A practical distribution stack
For this type of property, an effective rollout may include:
- a dedicated property presentation
- MLS exposure and portal syndication
- broker-to-broker outreach
- social media assets tailored to the home’s strongest visuals
- video content that highlights movement, sequence, and views
- drone or virtual-tour content when it improves buyer understanding
This is where execution matters. Broad exposure is helpful, but curated exposure is what gives an architectural listing definition.
Adjust the narrative for overlays or historic context
If the home sits in a historic district or a specific plan area, your marketing should reflect that context carefully. The story may need to emphasize stewardship, intact design features, documented updates, and respect for the property’s original character. Precision matters more than hype.
Likewise, if a hillside regulation or scenic plan affects future changes, your materials should avoid overpromising. Buyers value transparency, especially when they are paying close attention to architecture and long-term potential.
What buyers want answered fast
The strongest listing campaigns answer the obvious questions before buyers have to ask. In the Hollywood Hills, those questions usually go beyond finishes and appliances. They often focus on identity, site conditions, and credibility.
A good launch should quickly clarify:
- what makes the home architecturally distinct
- whether there is meaningful design or preservation history
- which hillside, wildfire, or access issues have been addressed
- how the home captures light, privacy, and views
- whether any overlay or plan area affects the property context
When your campaign answers those questions early, the home feels more legible and more trustworthy.
Why presentation and preparation work together
In this submarket, the homes that stand out usually do two things well.
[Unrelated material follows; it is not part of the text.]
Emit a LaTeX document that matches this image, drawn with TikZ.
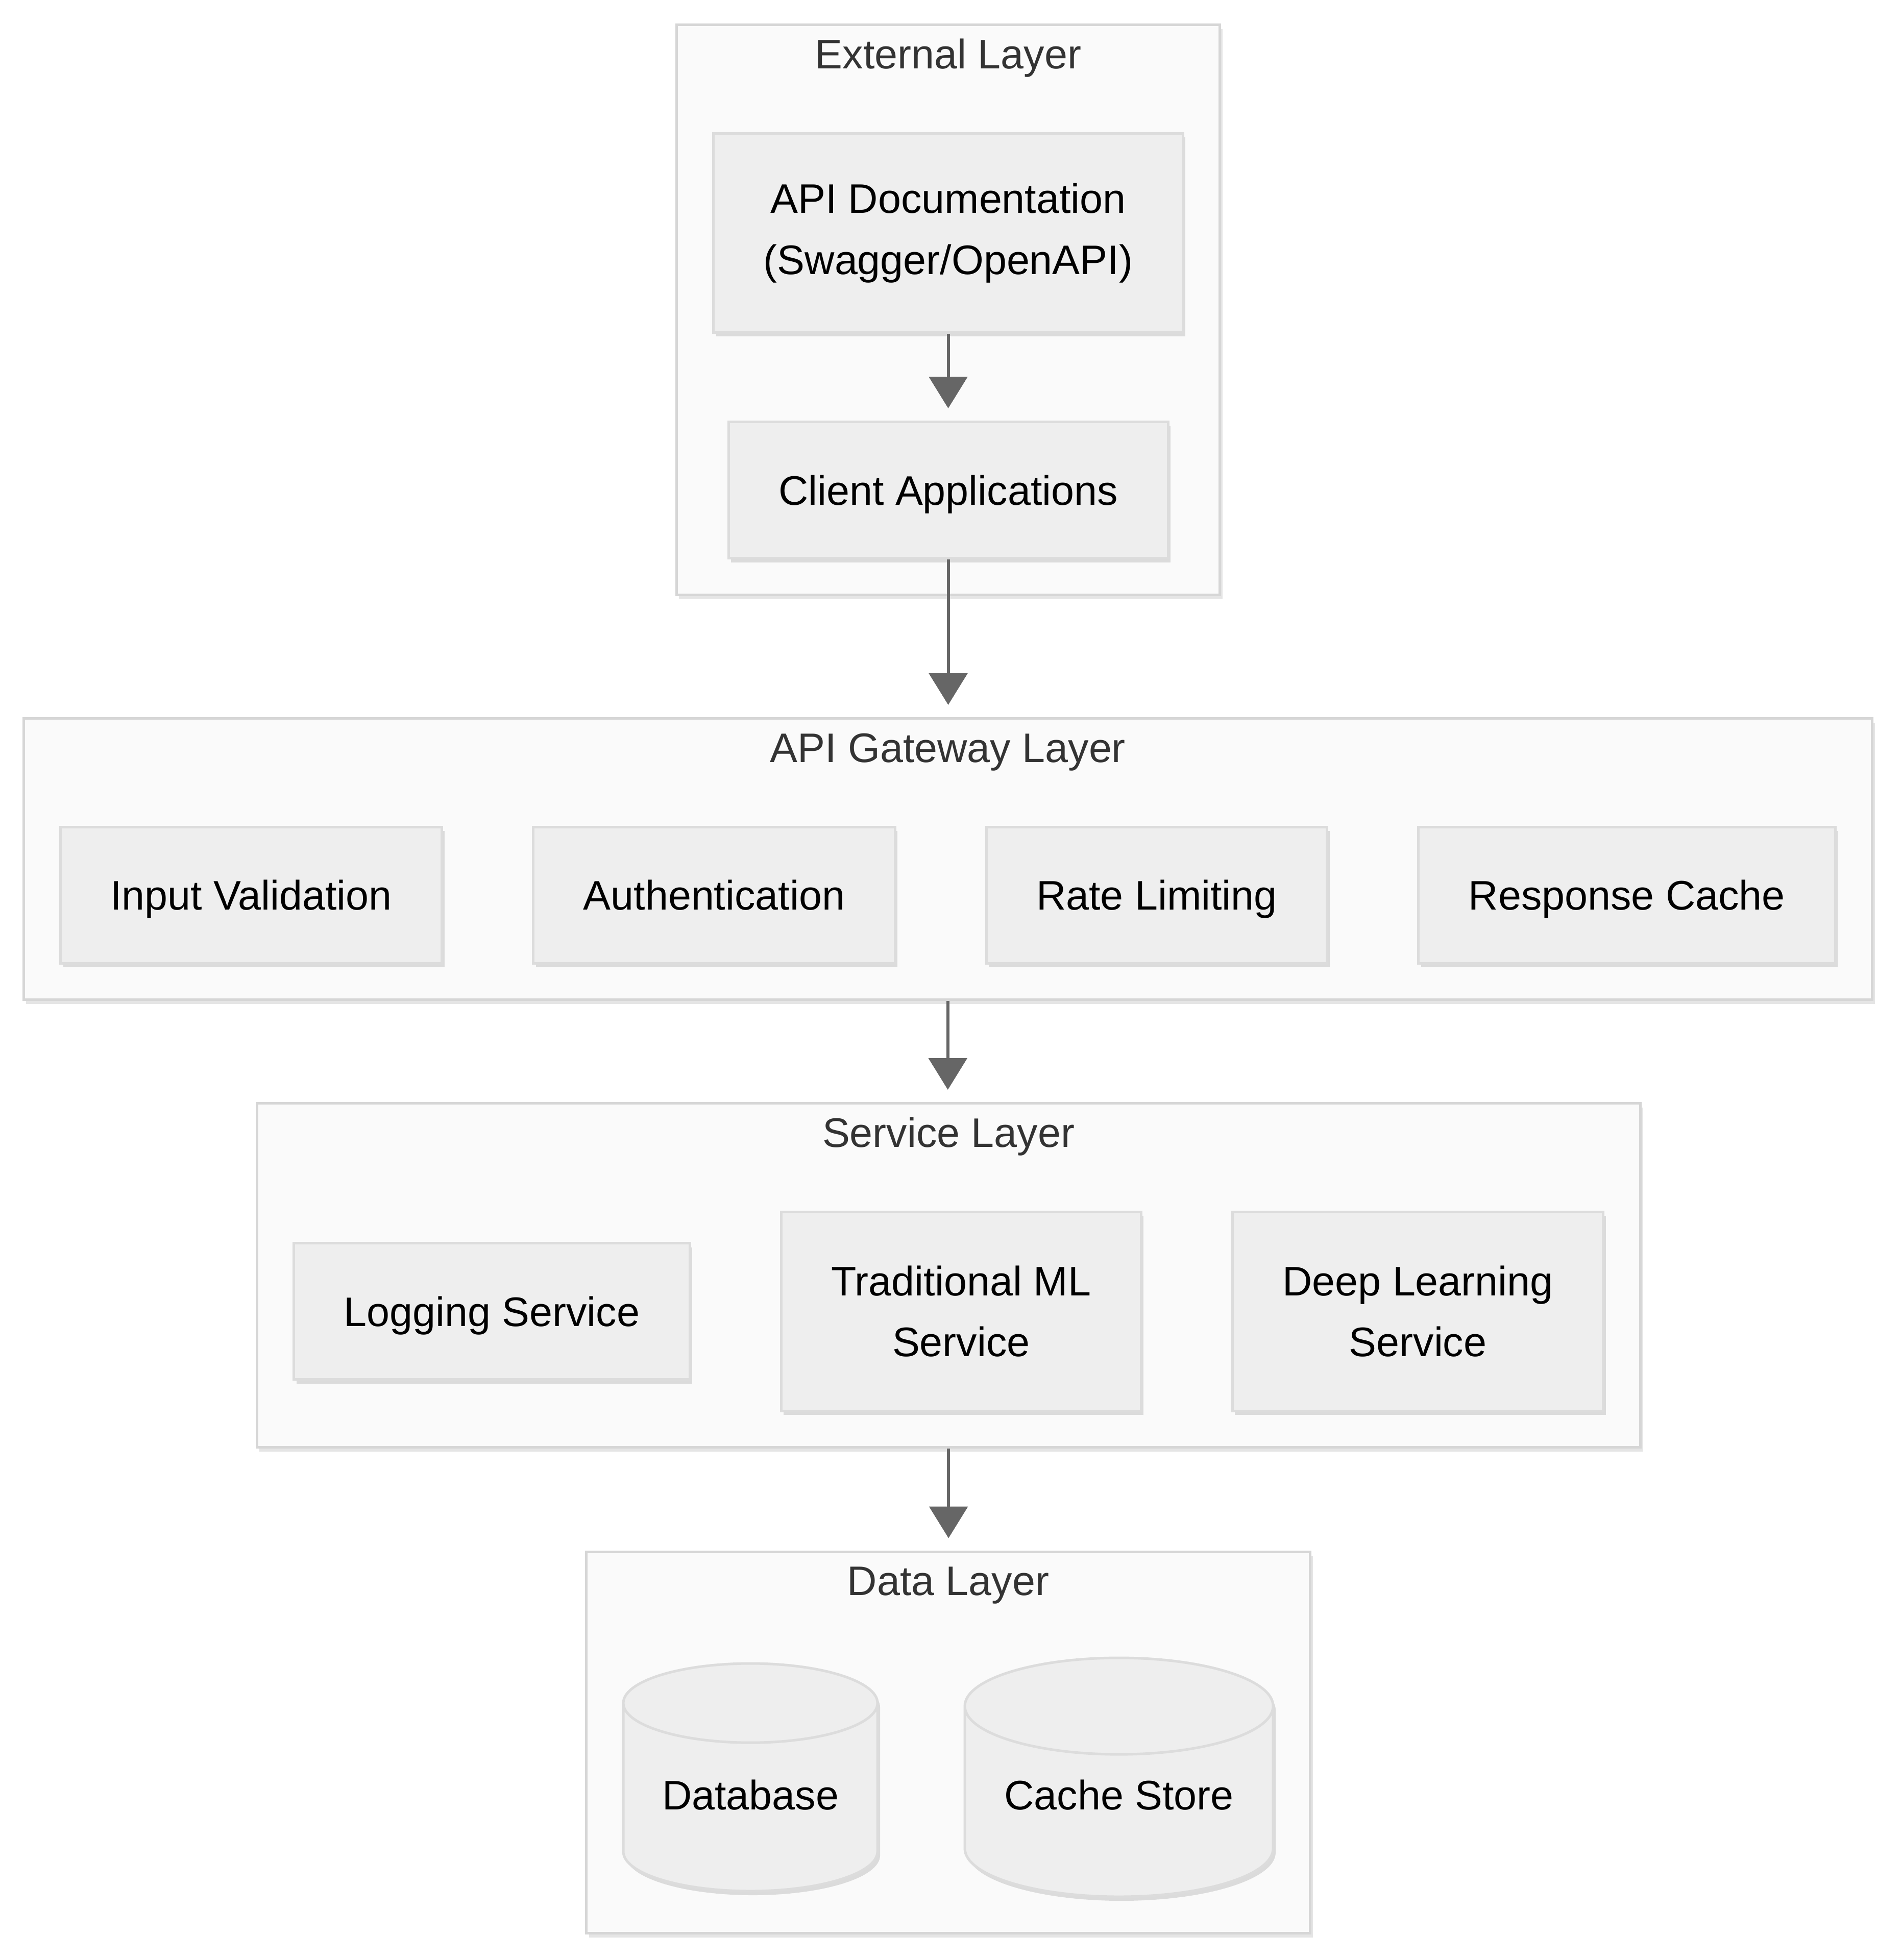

First, they present a strong visual and architectural story. Second, they show visible preparation through documentation, property readiness, and accurate positioning.
That combination matters because Hollywood Hills value is often tied to authorship, views, and confidence in the details. When the launch is thoughtful, buyers can spend less time guessing and more time connecting with what makes the home special.
If you are preparing to sell an architectural property in the Hollywood Hills, a design-led strategy can make the difference between ordinary exposure and a launch that feels truly market-ready. To explore listings or schedule a consultation, connect with Michael Druker.
FAQs
What makes a Hollywood Hills home architectural?
- In this market, an architectural home is often defined by the relationship between design, site, structure, materials, and views, not just by interior upgrades or luxury finishes.
What should sellers verify before marketing a Hollywood Hills hillside property?
- Sellers should confirm whether the home is affected by hillside regulations, specific plan areas, or historic preservation overlays because those rules can affect how the property should be described and presented.
What wildfire-related items matter before listing a Hollywood Hills home?
- Defensible space, visible address numbers, driveway access, and the condition of features like roofs, vents, windows, decks, fences, and gutters are all worth reviewing before launch.
Which rooms should be staged first in an architectural home?
- Based on NAR staging research, the living room, primary bedroom, and kitchen are the top priorities, with added focus on indoor-outdoor areas that help explain the home’s layout and views.
Why is photography so important for a Hollywood Hills architectural listing?
- Photography helps buyers understand both the home and the hillside setting, including how the structure sits on the lot, how it frames views, and how the architecture reads from key exterior angles.
How should marketing change if a Hollywood Hills home is in a historic district?
- The campaign should use precise, documentation-backed language and emphasize design integrity, known restoration work, and the property’s context without overstating what can be changed in the future.